[Dataset records]

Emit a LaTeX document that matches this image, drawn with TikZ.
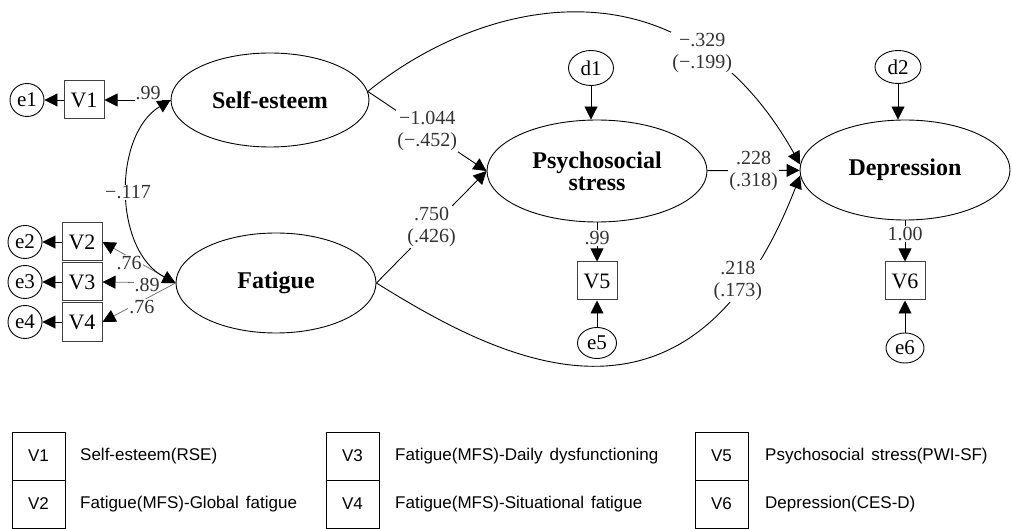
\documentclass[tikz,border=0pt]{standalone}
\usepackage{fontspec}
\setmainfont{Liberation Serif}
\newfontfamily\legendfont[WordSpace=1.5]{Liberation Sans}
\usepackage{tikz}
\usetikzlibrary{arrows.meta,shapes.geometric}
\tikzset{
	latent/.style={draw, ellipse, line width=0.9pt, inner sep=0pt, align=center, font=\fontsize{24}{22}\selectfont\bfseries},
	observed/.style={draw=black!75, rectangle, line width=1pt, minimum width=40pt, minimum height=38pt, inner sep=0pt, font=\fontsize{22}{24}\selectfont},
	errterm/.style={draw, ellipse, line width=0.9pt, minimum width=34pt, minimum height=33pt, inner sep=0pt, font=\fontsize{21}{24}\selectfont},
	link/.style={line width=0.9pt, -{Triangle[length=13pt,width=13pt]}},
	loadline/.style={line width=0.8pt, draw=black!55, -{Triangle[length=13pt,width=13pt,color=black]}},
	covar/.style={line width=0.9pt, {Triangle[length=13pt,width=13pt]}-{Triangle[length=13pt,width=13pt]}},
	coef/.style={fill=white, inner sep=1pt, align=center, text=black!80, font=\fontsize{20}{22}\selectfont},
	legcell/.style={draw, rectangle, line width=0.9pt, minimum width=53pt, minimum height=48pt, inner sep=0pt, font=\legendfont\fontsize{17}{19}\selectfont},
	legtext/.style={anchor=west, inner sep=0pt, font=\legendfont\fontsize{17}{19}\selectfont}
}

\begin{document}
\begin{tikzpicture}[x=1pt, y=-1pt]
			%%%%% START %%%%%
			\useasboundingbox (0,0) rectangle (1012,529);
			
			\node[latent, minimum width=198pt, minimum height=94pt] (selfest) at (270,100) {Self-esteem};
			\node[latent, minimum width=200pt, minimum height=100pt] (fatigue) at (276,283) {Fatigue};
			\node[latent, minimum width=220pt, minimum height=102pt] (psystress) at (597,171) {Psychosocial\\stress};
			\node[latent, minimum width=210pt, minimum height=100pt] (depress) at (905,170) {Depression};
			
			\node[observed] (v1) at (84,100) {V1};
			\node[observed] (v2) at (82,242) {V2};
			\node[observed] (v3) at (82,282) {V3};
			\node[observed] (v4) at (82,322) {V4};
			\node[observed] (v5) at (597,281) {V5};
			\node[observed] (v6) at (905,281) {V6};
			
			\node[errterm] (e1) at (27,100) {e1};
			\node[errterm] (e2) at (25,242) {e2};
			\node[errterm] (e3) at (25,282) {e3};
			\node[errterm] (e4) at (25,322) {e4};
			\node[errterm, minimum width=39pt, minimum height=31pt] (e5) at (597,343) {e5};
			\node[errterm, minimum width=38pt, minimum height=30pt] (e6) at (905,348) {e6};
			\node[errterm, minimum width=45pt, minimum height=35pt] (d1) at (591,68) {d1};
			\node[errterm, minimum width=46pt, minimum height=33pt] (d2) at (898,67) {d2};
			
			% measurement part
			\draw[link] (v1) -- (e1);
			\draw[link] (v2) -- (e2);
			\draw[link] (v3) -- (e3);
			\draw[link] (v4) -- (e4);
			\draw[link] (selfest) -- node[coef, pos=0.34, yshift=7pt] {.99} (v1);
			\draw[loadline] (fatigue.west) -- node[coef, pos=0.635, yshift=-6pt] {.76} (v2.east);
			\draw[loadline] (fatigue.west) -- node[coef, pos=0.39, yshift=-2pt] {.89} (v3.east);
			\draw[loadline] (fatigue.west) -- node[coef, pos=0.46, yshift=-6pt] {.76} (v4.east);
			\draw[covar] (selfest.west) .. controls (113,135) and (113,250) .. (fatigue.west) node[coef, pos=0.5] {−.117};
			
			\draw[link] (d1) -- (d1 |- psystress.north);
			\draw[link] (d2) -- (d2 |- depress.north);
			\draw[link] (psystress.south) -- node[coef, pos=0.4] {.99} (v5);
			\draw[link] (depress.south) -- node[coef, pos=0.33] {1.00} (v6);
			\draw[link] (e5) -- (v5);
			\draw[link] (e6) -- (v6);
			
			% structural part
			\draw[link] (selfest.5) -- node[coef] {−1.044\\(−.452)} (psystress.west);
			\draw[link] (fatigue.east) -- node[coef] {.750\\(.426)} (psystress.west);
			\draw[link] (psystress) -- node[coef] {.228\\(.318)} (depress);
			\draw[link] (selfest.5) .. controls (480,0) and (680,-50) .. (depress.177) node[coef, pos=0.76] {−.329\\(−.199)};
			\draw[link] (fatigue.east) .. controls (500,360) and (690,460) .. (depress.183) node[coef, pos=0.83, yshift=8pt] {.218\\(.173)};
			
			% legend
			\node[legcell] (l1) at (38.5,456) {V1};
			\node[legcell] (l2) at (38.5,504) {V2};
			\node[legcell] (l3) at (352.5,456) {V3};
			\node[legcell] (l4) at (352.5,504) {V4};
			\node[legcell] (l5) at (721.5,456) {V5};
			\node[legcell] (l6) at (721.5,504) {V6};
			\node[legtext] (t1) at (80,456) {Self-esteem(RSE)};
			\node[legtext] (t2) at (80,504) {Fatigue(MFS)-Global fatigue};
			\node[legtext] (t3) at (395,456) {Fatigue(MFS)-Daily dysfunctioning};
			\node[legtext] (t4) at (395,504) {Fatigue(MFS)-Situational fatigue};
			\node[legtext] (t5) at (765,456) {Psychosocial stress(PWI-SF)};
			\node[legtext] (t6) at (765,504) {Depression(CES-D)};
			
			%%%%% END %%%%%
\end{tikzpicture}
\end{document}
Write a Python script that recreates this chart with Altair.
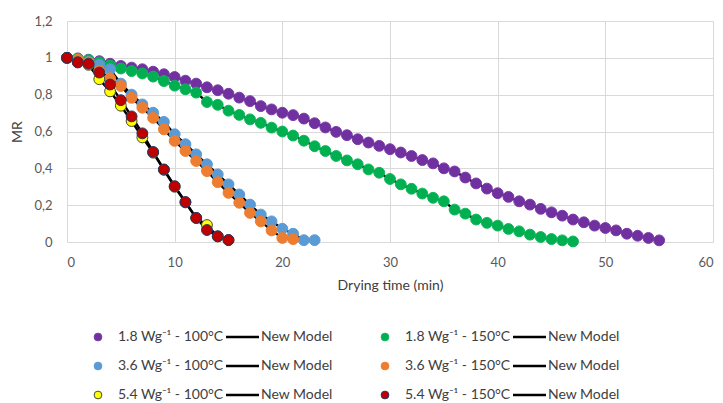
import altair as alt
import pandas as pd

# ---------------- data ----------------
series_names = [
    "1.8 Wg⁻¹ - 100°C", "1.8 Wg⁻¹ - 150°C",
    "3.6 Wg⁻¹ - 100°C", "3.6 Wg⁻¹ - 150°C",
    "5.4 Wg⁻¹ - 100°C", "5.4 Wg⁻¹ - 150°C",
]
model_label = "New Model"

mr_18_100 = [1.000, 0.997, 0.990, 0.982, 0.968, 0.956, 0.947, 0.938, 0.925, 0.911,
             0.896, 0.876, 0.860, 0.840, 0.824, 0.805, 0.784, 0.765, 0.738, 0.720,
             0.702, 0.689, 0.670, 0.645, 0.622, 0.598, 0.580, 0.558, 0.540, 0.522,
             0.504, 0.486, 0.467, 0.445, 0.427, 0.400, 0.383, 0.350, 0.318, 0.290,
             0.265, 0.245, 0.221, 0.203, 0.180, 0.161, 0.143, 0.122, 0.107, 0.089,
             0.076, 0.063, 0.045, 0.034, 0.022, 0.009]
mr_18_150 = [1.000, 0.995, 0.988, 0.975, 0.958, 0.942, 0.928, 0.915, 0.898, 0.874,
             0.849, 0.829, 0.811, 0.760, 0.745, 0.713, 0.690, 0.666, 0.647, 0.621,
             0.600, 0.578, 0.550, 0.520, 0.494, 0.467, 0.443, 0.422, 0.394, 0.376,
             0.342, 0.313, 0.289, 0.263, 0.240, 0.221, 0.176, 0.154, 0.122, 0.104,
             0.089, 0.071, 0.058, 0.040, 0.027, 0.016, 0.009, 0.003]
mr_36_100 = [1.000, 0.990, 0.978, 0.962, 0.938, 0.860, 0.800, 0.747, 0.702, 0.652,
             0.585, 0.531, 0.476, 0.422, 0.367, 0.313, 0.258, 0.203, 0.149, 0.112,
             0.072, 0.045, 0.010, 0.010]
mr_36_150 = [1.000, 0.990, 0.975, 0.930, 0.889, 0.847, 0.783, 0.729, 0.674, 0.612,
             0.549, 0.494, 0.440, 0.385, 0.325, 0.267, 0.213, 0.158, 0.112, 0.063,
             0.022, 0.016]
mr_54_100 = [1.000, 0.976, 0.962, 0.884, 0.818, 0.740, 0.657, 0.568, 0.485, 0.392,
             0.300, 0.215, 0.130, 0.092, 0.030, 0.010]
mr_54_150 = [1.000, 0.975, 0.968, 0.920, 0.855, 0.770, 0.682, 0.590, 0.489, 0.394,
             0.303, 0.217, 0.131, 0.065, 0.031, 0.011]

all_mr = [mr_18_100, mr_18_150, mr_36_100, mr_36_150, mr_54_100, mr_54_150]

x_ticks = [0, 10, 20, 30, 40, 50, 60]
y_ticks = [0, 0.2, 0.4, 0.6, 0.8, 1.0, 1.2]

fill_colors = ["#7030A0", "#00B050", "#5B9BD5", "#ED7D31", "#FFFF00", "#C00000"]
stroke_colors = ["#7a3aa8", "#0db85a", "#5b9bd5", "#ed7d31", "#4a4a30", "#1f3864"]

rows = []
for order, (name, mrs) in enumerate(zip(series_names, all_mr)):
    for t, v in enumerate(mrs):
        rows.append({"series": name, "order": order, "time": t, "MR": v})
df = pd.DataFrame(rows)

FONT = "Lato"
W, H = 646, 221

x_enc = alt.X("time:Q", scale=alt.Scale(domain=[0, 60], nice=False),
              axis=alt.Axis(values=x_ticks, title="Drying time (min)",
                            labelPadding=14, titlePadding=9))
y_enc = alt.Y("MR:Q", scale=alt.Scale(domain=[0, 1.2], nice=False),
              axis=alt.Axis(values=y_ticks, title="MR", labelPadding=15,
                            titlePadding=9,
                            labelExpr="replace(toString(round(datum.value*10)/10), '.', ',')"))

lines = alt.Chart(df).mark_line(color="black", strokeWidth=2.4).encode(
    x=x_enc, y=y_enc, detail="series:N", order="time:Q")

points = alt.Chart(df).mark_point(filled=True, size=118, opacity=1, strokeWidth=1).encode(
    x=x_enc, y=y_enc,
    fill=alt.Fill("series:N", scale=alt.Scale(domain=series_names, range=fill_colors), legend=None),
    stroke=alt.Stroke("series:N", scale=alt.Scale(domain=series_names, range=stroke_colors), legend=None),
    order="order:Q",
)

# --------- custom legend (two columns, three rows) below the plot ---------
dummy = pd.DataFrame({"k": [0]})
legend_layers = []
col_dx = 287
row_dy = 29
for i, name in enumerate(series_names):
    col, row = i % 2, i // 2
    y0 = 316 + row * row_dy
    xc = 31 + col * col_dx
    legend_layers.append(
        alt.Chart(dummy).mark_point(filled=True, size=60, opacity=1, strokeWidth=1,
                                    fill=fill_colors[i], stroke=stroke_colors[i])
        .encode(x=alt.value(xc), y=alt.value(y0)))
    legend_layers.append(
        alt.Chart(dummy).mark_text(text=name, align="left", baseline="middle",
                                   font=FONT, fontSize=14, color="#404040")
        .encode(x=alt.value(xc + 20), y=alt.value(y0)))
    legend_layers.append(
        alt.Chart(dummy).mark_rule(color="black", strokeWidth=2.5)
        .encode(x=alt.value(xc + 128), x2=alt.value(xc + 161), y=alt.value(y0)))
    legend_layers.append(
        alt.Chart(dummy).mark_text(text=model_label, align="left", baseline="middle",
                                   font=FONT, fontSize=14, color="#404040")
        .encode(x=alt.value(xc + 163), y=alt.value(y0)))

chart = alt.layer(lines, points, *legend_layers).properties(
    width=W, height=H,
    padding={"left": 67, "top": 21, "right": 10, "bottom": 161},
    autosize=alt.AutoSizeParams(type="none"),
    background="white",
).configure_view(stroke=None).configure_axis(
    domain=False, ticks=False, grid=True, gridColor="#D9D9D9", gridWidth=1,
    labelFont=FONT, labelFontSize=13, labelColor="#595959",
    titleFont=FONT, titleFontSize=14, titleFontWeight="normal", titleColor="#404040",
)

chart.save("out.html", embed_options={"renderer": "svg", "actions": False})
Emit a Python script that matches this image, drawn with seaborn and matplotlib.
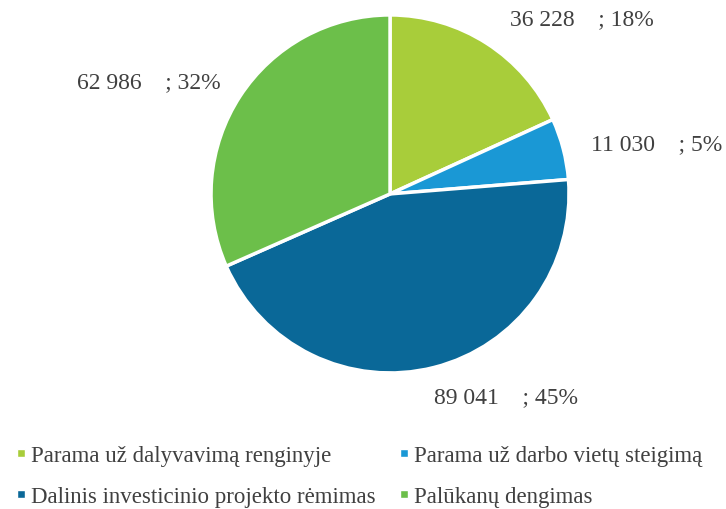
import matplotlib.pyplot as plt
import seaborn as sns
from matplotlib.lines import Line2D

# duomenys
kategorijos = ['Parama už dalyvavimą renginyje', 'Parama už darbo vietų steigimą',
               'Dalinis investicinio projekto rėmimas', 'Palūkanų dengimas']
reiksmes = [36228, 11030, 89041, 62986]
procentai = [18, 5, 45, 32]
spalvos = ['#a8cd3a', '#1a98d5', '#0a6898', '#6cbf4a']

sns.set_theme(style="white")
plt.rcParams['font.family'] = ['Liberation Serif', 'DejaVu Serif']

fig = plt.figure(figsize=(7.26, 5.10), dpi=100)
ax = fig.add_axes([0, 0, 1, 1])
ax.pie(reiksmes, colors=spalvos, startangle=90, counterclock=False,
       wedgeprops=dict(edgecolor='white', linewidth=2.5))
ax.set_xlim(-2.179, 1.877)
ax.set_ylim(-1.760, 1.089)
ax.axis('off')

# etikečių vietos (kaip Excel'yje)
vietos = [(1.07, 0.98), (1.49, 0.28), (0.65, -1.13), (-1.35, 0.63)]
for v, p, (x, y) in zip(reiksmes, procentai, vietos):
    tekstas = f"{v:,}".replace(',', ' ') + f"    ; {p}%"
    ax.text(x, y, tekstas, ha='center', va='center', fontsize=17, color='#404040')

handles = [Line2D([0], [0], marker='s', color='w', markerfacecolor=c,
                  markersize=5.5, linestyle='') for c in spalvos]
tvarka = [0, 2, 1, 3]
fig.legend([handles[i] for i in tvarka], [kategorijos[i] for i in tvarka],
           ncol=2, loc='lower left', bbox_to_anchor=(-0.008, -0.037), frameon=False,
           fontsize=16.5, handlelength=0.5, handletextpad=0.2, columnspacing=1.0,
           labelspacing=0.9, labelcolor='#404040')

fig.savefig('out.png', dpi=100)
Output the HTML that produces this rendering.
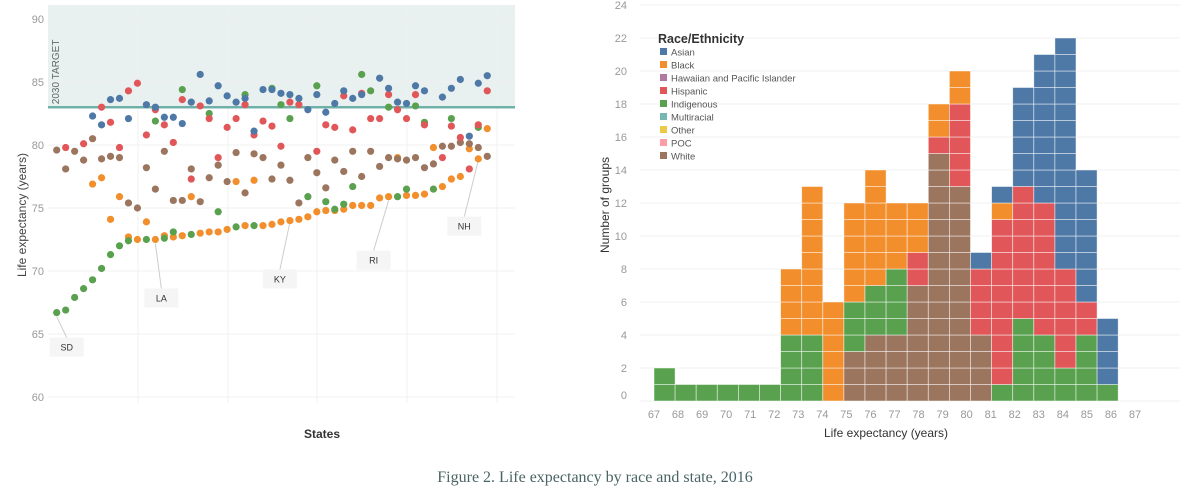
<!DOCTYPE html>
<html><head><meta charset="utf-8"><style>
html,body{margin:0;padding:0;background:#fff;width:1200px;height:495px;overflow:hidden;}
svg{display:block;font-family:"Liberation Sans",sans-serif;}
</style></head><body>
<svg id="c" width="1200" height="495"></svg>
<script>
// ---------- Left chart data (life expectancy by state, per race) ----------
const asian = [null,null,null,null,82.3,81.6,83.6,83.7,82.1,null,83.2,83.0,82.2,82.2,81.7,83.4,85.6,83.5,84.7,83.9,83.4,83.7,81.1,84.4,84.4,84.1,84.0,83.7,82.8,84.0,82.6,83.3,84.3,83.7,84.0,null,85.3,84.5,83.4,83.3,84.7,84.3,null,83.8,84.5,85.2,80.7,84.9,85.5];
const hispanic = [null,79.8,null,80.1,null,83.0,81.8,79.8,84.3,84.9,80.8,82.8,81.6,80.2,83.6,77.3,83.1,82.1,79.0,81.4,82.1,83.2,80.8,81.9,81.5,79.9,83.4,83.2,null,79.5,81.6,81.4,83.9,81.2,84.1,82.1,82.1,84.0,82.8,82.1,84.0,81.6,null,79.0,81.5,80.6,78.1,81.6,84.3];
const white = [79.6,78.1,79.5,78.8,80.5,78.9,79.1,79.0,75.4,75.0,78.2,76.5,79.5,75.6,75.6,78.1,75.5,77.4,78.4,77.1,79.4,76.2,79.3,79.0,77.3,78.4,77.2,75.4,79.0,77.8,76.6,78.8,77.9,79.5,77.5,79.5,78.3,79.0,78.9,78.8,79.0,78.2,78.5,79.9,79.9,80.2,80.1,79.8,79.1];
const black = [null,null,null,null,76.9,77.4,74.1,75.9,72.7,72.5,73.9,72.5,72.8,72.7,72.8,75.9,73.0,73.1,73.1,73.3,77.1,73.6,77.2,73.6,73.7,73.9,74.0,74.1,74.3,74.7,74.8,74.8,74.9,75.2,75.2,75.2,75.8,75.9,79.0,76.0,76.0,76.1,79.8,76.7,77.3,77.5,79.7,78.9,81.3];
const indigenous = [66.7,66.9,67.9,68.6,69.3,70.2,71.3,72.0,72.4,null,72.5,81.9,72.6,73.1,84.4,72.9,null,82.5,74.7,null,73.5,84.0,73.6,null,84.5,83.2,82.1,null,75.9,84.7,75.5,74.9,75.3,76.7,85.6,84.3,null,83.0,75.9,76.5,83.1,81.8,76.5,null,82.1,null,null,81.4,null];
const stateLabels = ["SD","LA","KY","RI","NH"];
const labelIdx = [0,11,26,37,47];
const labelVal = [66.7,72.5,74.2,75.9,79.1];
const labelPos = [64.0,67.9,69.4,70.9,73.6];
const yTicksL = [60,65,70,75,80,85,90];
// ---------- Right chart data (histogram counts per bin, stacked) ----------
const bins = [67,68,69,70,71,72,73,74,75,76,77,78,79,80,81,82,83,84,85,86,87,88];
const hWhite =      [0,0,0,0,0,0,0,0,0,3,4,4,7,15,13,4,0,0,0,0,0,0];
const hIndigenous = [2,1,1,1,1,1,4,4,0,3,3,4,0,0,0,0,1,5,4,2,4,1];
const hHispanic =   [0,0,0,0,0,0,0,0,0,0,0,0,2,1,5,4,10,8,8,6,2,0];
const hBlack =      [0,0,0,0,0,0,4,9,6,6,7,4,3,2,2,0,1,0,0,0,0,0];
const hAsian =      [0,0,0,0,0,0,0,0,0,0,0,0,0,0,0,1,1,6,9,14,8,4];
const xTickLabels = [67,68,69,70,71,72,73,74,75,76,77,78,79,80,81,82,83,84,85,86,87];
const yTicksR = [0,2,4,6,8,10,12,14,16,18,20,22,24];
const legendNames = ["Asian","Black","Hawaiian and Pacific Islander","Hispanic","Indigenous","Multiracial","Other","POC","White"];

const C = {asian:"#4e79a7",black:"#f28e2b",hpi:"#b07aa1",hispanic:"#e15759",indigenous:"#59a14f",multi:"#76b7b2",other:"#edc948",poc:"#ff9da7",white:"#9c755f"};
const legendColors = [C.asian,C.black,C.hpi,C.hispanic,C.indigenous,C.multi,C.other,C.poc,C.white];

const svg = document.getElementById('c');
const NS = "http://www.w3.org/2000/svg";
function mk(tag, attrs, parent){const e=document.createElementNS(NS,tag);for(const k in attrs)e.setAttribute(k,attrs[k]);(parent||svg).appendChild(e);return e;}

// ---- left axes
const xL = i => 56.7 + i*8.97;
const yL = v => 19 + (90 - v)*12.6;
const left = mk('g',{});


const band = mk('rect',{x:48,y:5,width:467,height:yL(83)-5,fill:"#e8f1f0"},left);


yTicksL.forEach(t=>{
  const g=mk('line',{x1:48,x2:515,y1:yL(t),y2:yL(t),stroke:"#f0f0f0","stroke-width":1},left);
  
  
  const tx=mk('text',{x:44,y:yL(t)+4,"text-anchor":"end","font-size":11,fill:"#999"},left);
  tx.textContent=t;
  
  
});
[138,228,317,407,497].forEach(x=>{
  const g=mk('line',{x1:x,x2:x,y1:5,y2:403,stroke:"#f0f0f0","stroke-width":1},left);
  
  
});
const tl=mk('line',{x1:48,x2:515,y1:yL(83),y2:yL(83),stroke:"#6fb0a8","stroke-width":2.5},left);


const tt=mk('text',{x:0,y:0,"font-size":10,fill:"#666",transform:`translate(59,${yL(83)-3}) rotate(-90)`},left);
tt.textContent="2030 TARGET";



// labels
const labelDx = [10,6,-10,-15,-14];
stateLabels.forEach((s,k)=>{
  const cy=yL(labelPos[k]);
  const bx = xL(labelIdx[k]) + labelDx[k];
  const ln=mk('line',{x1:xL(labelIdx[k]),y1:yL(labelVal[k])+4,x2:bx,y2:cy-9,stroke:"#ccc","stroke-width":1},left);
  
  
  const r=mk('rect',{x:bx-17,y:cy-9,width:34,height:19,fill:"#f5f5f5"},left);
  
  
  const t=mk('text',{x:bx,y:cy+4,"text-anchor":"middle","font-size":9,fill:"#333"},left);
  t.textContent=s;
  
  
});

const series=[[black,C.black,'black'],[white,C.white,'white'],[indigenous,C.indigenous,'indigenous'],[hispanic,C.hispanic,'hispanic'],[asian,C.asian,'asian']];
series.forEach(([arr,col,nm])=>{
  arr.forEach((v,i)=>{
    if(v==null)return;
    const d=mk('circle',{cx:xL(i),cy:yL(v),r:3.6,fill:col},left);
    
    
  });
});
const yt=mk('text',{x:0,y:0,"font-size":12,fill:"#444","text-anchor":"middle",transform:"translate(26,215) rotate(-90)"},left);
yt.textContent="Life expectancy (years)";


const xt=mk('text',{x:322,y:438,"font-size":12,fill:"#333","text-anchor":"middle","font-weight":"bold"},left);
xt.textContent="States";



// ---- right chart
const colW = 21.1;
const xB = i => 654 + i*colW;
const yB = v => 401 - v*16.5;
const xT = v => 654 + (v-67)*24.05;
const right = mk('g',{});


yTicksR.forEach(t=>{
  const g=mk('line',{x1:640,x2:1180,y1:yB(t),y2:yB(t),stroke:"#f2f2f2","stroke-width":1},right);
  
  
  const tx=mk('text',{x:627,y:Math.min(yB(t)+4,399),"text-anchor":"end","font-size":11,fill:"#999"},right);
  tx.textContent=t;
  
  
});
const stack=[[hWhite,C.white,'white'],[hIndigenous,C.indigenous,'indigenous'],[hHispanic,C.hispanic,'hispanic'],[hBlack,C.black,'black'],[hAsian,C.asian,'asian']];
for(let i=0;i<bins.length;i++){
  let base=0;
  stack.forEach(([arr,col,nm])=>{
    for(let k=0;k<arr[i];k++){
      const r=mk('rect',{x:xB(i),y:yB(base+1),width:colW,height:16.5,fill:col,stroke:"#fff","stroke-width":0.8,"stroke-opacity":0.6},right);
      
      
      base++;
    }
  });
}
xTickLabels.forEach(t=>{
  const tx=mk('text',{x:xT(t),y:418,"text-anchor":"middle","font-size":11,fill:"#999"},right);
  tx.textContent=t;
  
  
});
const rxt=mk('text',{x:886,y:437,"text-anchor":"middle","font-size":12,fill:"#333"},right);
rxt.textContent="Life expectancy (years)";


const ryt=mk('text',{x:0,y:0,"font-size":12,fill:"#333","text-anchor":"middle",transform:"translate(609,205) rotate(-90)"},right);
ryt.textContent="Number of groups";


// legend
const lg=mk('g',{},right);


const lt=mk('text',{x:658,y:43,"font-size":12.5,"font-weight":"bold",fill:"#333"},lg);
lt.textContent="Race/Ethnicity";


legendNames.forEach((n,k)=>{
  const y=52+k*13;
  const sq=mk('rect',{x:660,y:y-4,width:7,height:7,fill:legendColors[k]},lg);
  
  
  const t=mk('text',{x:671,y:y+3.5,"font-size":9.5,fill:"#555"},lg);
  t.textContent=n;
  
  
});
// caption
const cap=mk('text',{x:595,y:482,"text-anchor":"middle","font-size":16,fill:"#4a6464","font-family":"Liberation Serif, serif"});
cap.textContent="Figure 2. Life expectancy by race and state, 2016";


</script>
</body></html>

▸ DESCRIPTION OF THE TASK:
Your task is to retype exactly the lines from the one containing "Write a Python" through the one containing "y_ticks = [0, 0.2, 0.4, 0.6, 0.8, 1.0, 1.2]", leaving every picture out.

▸ OUTPUT:
Write a Python script that recreates this chart with Altair.
import altair as alt
import pandas as pd

# ---------------- data ----------------
series_names = [
    "1.8 Wg⁻¹ - 100°C", "1.8 Wg⁻¹ - 150°C",
    "3.6 Wg⁻¹ - 100°C", "3.6 Wg⁻¹ - 150°C",
    "5.4 Wg⁻¹ - 100°C", "5.4 Wg⁻¹ - 150°C",
]
model_label = "New Model"

mr_18_100 = [1.000, 0.997, 0.990, 0.982, 0.968, 0.956, 0.947, 0.938, 0.925, 0.911,
             0.896, 0.876, 0.860, 0.840, 0.824, 0.805, 0.784, 0.765, 0.738, 0.720,
             0.702, 0.689, 0.670, 0.645, 0.622, 0.598, 0.580, 0.558, 0.540, 0.522,
             0.504, 0.486, 0.467, 0.445, 0.427, 0.400, 0.383, 0.350, 0.318, 0.290,
             0.265, 0.245, 0.221, 0.203, 0.180, 0.161, 0.143, 0.122, 0.107, 0.089,
             0.076, 0.063, 0.045, 0.034, 0.022, 0.009]
mr_18_150 = [1.000, 0.995, 0.988, 0.975, 0.958, 0.942, 0.928, 0.915, 0.898, 0.874,
             0.849, 0.829, 0.811, 0.760, 0.745, 0.713, 0.690, 0.666, 0.647, 0.621,
             0.600, 0.578, 0.550, 0.520, 0.494, 0.467, 0.443, 0.422, 0.394, 0.376,
             0.342, 0.313, 0.289, 0.263, 0.240, 0.221, 0.176, 0.154, 0.122, 0.104,
             0.089, 0.071, 0.058, 0.040, 0.027, 0.016, 0.009, 0.003]
mr_36_100 = [1.000, 0.990, 0.978, 0.962, 0.938, 0.860, 0.800, 0.747, 0.702, 0.652,
             0.585, 0.531, 0.476, 0.422, 0.367, 0.313, 0.258, 0.203, 0.149, 0.112,
             0.072, 0.045, 0.010, 0.010]
mr_36_150 = [1.000, 0.990, 0.975, 0.930, 0.889, 0.847, 0.783, 0.729, 0.674, 0.612,
             0.549, 0.494, 0.440, 0.385, 0.325, 0.267, 0.213, 0.158, 0.112, 0.063,
             0.022, 0.016]
mr_54_100 = [1.000, 0.976, 0.962, 0.884, 0.818, 0.740, 0.657, 0.568, 0.485, 0.392,
             0.300, 0.215, 0.130, 0.092, 0.030, 0.010]
mr_54_150 = [1.000, 0.975, 0.968, 0.920, 0.855, 0.770, 0.682, 0.590, 0.489, 0.394,
             0.303, 0.217, 0.131, 0.065, 0.031, 0.011]

all_mr = [mr_18_100, mr_18_150, mr_36_100, mr_36_150, mr_54_100, mr_54_150]

x_ticks = [0, 10, 20, 30, 40, 50, 60]
y_ticks = [0, 0.2, 0.4, 0.6, 0.8, 1.0, 1.2]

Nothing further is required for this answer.